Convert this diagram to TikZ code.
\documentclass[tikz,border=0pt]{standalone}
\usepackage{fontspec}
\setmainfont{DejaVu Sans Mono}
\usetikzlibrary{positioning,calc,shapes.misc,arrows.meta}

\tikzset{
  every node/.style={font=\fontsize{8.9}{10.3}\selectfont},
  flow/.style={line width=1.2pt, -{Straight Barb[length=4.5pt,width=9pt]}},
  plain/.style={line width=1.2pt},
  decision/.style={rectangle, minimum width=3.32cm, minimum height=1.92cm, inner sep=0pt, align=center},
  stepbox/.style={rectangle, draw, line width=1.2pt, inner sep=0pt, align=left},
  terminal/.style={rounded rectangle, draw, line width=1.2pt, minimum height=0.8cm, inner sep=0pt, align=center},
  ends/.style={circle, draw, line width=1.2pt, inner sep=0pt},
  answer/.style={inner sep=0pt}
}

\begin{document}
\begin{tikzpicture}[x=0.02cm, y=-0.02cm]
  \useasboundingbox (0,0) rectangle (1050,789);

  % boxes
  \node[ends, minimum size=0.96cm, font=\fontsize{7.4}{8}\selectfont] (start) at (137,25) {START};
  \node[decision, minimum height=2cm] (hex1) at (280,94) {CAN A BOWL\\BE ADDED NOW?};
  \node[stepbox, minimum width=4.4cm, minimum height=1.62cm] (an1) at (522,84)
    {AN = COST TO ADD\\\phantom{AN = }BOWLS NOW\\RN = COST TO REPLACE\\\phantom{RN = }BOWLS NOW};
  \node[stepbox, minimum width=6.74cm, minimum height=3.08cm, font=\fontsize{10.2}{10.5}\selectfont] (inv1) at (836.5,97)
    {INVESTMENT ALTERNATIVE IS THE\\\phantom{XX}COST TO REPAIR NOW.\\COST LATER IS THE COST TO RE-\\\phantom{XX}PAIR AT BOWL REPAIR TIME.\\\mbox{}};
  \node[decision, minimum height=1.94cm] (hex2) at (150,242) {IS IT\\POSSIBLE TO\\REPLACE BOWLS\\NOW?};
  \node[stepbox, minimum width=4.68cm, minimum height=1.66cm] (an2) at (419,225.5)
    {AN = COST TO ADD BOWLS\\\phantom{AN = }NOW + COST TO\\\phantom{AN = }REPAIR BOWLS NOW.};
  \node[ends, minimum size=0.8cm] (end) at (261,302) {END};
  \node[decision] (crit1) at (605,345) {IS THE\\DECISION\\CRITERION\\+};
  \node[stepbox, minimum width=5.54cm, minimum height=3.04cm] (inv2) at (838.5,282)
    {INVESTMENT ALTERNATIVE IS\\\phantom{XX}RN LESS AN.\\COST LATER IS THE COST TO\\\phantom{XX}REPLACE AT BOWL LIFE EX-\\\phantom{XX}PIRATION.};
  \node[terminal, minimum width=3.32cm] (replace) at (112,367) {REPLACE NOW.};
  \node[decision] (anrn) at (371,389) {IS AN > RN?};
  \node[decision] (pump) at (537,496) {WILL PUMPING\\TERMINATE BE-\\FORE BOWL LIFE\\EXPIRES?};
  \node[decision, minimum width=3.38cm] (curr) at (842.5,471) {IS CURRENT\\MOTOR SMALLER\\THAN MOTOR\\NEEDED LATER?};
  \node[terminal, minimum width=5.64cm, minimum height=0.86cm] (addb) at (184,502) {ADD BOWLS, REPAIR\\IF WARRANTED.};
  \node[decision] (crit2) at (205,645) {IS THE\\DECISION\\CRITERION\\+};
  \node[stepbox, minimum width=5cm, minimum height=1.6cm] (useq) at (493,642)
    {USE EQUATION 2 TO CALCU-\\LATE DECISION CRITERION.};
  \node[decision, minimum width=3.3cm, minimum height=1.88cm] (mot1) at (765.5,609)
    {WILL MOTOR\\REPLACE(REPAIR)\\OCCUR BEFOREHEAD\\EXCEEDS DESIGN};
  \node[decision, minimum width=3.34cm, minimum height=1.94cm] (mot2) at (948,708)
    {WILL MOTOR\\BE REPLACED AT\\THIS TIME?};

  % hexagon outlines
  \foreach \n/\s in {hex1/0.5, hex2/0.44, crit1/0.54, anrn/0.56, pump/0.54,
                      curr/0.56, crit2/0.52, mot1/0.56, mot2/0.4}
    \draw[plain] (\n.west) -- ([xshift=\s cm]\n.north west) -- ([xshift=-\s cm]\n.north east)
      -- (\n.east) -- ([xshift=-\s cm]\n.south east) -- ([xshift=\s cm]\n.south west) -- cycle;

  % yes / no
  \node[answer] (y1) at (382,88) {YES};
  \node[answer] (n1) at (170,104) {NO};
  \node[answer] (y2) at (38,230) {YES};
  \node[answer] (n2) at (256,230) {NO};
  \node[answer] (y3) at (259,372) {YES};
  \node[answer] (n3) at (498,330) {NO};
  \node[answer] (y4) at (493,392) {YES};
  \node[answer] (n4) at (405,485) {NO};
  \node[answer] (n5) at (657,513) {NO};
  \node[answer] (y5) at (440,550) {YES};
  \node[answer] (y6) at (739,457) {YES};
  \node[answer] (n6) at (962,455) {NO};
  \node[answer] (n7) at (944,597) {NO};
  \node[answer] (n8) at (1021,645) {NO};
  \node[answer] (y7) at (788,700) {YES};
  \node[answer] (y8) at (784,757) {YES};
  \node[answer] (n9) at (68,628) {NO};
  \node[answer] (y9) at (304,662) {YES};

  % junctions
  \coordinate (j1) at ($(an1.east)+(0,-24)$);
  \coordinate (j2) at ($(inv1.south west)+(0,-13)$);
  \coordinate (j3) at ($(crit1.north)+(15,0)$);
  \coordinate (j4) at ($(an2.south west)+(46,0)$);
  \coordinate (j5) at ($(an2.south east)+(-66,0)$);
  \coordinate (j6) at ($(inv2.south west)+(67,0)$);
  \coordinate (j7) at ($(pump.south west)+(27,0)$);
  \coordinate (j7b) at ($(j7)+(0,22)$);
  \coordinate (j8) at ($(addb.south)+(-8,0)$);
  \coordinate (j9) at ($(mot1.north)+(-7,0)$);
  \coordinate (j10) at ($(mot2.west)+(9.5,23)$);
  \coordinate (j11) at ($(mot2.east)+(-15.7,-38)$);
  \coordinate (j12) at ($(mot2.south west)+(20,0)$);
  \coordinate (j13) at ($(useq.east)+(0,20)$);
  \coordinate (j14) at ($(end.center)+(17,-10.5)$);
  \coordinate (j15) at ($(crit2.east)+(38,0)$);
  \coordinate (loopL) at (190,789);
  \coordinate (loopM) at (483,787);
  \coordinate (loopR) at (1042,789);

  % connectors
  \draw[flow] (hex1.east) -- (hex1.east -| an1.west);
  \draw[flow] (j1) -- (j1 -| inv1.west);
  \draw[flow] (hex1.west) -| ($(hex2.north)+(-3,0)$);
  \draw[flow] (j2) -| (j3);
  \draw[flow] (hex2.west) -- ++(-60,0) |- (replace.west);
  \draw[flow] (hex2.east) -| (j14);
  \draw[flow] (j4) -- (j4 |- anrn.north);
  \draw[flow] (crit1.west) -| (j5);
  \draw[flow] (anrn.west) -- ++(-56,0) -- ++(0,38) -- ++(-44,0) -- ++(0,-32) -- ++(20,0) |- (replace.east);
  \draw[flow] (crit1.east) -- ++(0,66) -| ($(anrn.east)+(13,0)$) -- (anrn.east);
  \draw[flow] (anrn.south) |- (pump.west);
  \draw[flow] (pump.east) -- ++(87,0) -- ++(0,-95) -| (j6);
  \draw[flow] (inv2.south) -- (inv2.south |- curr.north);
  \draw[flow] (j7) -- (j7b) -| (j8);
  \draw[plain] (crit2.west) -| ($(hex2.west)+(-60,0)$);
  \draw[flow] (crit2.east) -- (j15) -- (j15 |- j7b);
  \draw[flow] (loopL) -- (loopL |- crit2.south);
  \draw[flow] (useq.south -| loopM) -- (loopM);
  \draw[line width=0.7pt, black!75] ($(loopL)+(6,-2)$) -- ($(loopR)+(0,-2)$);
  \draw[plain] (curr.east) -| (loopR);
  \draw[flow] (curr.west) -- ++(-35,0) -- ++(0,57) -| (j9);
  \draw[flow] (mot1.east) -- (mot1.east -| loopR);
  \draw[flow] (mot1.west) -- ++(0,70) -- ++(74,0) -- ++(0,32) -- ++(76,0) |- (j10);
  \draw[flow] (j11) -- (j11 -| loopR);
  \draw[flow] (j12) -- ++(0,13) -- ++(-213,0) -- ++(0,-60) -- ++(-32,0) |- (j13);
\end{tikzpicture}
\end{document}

__________

WORK TO BE COMPLETED: Only the lines from the top of the data through the line that contains "(0,0) rectangle (1050,789);" should be quoted, exactly as they stand.

WORKED SOLUTION:
Convert this diagram to TikZ code.
\documentclass[tikz,border=0pt]{standalone}
\usepackage{fontspec}
\setmainfont{DejaVu Sans Mono}
\usetikzlibrary{positioning,calc,shapes.misc,arrows.meta}

\tikzset{
  every node/.style={font=\fontsize{8.9}{10.3}\selectfont},
  flow/.style={line width=1.2pt, -{Straight Barb[length=4.5pt,width=9pt]}},
  plain/.style={line width=1.2pt},
  decision/.style={rectangle, minimum width=3.32cm, minimum height=1.92cm, inner sep=0pt, align=center},
  stepbox/.style={rectangle, draw, line width=1.2pt, inner sep=0pt, align=left},
  terminal/.style={rounded rectangle, draw, line width=1.2pt, minimum height=0.8cm, inner sep=0pt, align=center},
  ends/.style={circle, draw, line width=1.2pt, inner sep=0pt},
  answer/.style={inner sep=0pt}
}

\begin{document}
\begin{tikzpicture}[x=0.02cm, y=-0.02cm]
  \useasboundingbox (0,0) rectangle (1050,789);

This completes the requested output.